名物駅弁「ひっぱりだこ飯」、台湾で販売の舞台裏 現地で食材調達し調理、人気はどうだった?
難しいのは代用の食材を探すことだけではない。例えば、煮つけに使われるシイタケ煮。中国医学や中華料理など多くのシーンで重宝される台湾のシイタケは日本のものに比べ香りが強く、試作の段階ではそれがタコの味わいに影響してしまったという。シイタケの質をあえて何段階か落とすことで対応したが、最後までシイタケの香りが、たこ飯の香りより多少強くなる形となってしまった。
メイン材料であるタコも仕入れ値の国際的な向上に加えて、現地ではたこ焼きとして親しまれている以外は目にする機会が少なく仕入れが高くつく食材だ。
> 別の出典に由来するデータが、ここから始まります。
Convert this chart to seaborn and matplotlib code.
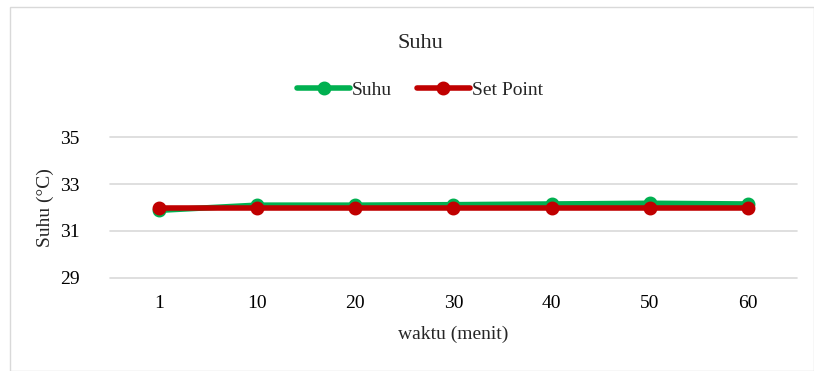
import pandas as pd
import matplotlib.pyplot as plt
import seaborn as sns
from matplotlib.patches import Rectangle

waktu = ["1", "10", "20", "30", "40", "50", "60"]
suhu = [31.88, 32.10, 32.10, 32.12, 32.15, 32.18, 32.15]
set_point = [32.0, 32.0, 32.0, 32.0, 32.0, 32.0, 32.0]
y_ticks = [29, 31, 33, 35]

df = pd.concat([
    pd.DataFrame({"waktu": waktu, "nilai": suhu, "seri": "Suhu"}),
    pd.DataFrame({"waktu": waktu, "nilai": set_point, "seri": "Set Point"}),
], ignore_index=True)

sns.set_theme(style="white")
plt.rcParams["font.family"] = ["Liberation Serif", "DejaVu Serif"]

fig = plt.figure(figsize=(8.14, 3.71), dpi=100)
fig.patches.append(Rectangle((10 / 814, 0), 1 - 10 / 814, 1 - 7 / 371,
                             transform=fig.transFigure, fill=False,
                             edgecolor="#d9d9d9", linewidth=1))
ax = fig.add_axes([0.135, 0.2507, 0.844, 0.38])

sns.pointplot(data=df, x="waktu", y="nilai", hue="seri", order=waktu,
              palette={"Suhu": "#00b050", "Set Point": "#c00000"},
              markers="o", linestyles="-", linewidth=4, markersize=7,
              errorbar=None, ax=ax)

ax.set_ylim(29, 35)
ax.set_yticks(y_ticks)
ax.set_xlim(-0.5, len(waktu) - 0.5)
ax.grid(axis="y", color="#d9d9d9", linewidth=1.2)
for gl in ax.get_ygridlines():
    gl.set_clip_on(False)
ax.set_axisbelow(True)
sns.despine(ax=ax, left=True, bottom=True, top=True, right=True)
ax.tick_params(axis="x", length=0, labelsize=14, colors="#000000", pad=12)
ax.tick_params(axis="y", length=0, labelsize=14, colors="#000000", pad=22)
ax.set_xlabel("waktu (menit)", fontsize=14, labelpad=10)
ax.set_ylabel("Suhu (°C)", fontsize=14, labelpad=4)

handles, labels = ax.get_legend_handles_labels()
ax.legend(handles, labels, loc="center", bbox_to_anchor=(0.516, 0.757),
          bbox_transform=fig.transFigure, ncol=2, frameon=False,
          fontsize=14, handlelength=2.7, handletextpad=0.1, columnspacing=1.3)

fig.text(0.516, 0.884, "Suhu", ha="center", va="center", fontsize=16)

plt.savefig("out.png", dpi=100)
コストを抑えるため、本来ならばタコを使用する練り物も、イカのすり身を使うなどしたことで1個399元に抑えた。
容器のユニークさに注目集まる
現地での調理に四苦八苦する中、日本から持ち込んだアイテムもある。ひっぱりだこ飯の外観的な一番の特徴といえる、たこつぼを模した独特な容器だ。今回、淡路屋は日本で売られているものと同じ容器に加え、色をオレンジとしてオリジナルの掛け紙を被せた台湾限定バージョンを用意した。中身は同じだが、その物珍しさに2種類買っていく人や限定品を目当てに購入しに来たという日本人観光客の姿もあった。
また、別途展示していたたこつぼ風の湯飲みやJR貨物のコンテナを模した弁当箱などにも注目が集まり、「これは売っていないのか?」、「日本のどこで買えるのか?」といった質問が多く聞こえた。台湾で駅弁というと円形や長方形の紙製の容器に具材を盛り付けることが多い中で、こういったユニークな外観が新鮮に見えたようである。
実は淡路屋が海外で販売するケースは今回が初めてではない。2018年には日本の文化発信イベントの一環でフランス・パリのリヨン駅、2019年には今回と同じ「鐵路便當節」や台北市内の百貨店での出展もした実績がある。フランスでの販売は食文化の違いから難があったものの、過去の台湾での開催は好評で150食を最初の1時間足らずで売り上げた。今回、提供数を倍増し、1日2回に分けて搬入したのは生産体制の都合のほかにも、なるべく多くの人に駅弁が行きわたるようにとの改善があったといえる。